Exercise goal — Would you transcribe the whole listing exactly, minus its pictures?

──────────

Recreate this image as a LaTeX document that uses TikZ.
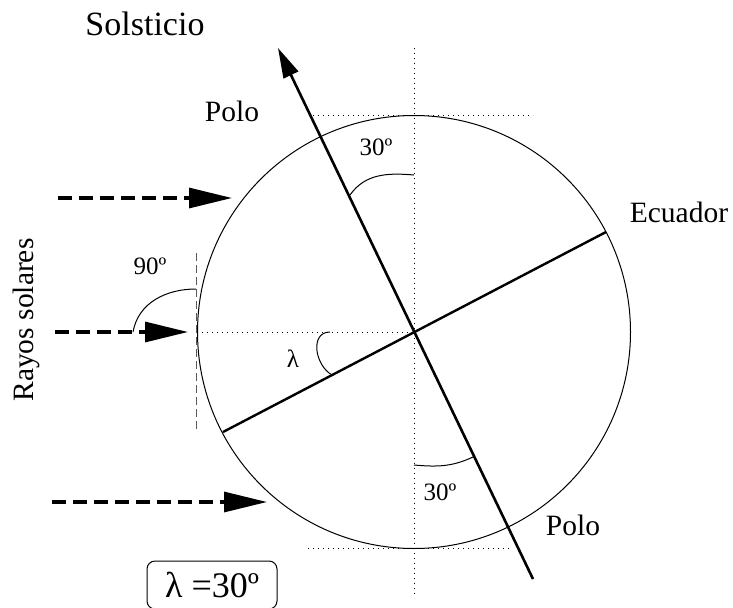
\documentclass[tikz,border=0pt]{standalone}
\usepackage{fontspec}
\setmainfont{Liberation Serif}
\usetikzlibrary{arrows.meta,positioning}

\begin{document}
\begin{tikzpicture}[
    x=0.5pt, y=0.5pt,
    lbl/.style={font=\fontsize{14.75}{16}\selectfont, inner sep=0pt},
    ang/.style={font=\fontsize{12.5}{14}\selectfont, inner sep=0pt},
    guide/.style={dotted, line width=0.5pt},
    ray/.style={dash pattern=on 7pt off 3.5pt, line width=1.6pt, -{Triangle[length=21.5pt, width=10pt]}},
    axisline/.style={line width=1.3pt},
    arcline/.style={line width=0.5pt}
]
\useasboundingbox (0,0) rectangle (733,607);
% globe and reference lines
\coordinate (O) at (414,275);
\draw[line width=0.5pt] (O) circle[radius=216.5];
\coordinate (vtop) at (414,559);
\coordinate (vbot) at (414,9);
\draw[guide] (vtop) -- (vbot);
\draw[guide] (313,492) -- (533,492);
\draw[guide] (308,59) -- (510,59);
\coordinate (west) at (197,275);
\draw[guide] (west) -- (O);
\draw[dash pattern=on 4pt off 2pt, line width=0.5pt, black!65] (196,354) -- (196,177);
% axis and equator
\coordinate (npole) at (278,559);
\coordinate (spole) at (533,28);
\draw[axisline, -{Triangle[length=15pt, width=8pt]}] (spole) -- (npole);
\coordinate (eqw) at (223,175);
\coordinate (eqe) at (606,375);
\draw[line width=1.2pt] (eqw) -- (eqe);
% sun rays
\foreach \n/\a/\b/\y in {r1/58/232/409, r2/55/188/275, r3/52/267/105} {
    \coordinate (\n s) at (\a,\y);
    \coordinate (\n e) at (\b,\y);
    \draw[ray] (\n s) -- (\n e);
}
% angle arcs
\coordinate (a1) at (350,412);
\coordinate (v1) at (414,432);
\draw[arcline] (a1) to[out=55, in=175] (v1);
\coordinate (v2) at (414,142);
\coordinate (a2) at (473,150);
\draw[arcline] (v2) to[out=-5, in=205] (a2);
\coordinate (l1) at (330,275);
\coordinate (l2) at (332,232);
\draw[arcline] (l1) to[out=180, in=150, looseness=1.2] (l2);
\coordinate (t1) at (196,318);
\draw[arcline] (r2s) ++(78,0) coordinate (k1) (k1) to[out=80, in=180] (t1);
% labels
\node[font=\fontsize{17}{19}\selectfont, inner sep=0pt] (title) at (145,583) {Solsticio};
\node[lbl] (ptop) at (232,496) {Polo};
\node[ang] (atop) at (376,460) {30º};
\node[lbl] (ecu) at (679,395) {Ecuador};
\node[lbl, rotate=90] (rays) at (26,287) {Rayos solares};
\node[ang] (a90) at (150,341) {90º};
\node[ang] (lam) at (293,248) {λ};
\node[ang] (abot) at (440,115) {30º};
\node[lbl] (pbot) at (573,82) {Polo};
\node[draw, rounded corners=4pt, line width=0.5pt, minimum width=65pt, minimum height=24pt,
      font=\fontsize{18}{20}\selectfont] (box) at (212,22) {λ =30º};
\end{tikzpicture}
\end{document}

──────────

Exercise response —
Recreate this image as a LaTeX document that uses TikZ.
\documentclass[tikz,border=0pt]{standalone}
\usepackage{fontspec}
\setmainfont{Liberation Serif}
\usetikzlibrary{arrows.meta,positioning}

\begin{document}
\begin{tikzpicture}[
    x=0.5pt, y=0.5pt,
    lbl/.style={font=\fontsize{14.75}{16}\selectfont, inner sep=0pt},
    ang/.style={font=\fontsize{12.5}{14}\selectfont, inner sep=0pt},
    guide/.style={dotted, line width=0.5pt},
    ray/.style={dash pattern=on 7pt off 3.5pt, line width=1.6pt, -{Triangle[length=21.5pt, width=10pt]}},
    axisline/.style={line width=1.3pt},
    arcline/.style={line width=0.5pt}
]
\useasboundingbox (0,0) rectangle (733,607);
% globe and reference lines
\coordinate (O) at (414,275);
\draw[line width=0.5pt] (O) circle[radius=216.5];
\coordinate (vtop) at (414,559);
\coordinate (vbot) at (414,9);
\draw[guide] (vtop) -- (vbot);
\draw[guide] (313,492) -- (533,492);
\draw[guide] (308,59) -- (510,59);
\coordinate (west) at (197,275);
\draw[guide] (west) -- (O);
\draw[dash pattern=on 4pt off 2pt, line width=0.5pt, black!65] (196,354) -- (196,177);
% axis and equator
\coordinate (npole) at (278,559);
\coordinate (spole) at (533,28);
\draw[axisline, -{Triangle[length=15pt, width=8pt]}] (spole) -- (npole);
\coordinate (eqw) at (223,175);
\coordinate (eqe) at (606,375);
\draw[line width=1.2pt] (eqw) -- (eqe);
% sun rays
\foreach \n/\a/\b/\y in {r1/58/232/409, r2/55/188/275, r3/52/267/105} {
    \coordinate (\n s) at (\a,\y);
    \coordinate (\n e) at (\b,\y);
    \draw[ray] (\n s) -- (\n e);
}
% angle arcs
\coordinate (a1) at (350,412);
\coordinate (v1) at (414,432);
\draw[arcline] (a1) to[out=55, in=175] (v1);
\coordinate (v2) at (414,142);
\coordinate (a2) at (473,150);
\draw[arcline] (v2) to[out=-5, in=205] (a2);
\coordinate (l1) at (330,275);
\coordinate (l2) at (332,232);
\draw[arcline] (l1) to[out=180, in=150, looseness=1.2] (l2);
\coordinate (t1) at (196,318);
\draw[arcline] (r2s) ++(78,0) coordinate (k1) (k1) to[out=80, in=180] (t1);
% labels
\node[font=\fontsize{17}{19}\selectfont, inner sep=0pt] (title) at (145,583) {Solsticio};
\node[lbl] (ptop) at (232,496) {Polo};
\node[ang] (atop) at (376,460) {30º};
\node[lbl] (ecu) at (679,395) {Ecuador};
\node[lbl, rotate=90] (rays) at (26,287) {Rayos solares};
\node[ang] (a90) at (150,341) {90º};
\node[ang] (lam) at (293,248) {λ};
\node[ang] (abot) at (440,115) {30º};
\node[lbl] (pbot) at (573,82) {Polo};
\node[draw, rounded corners=4pt, line width=0.5pt, minimum width=65pt, minimum height=24pt,
      font=\fontsize{18}{20}\selectfont] (box) at (212,22) {λ =30º};
\end{tikzpicture}
\end{document}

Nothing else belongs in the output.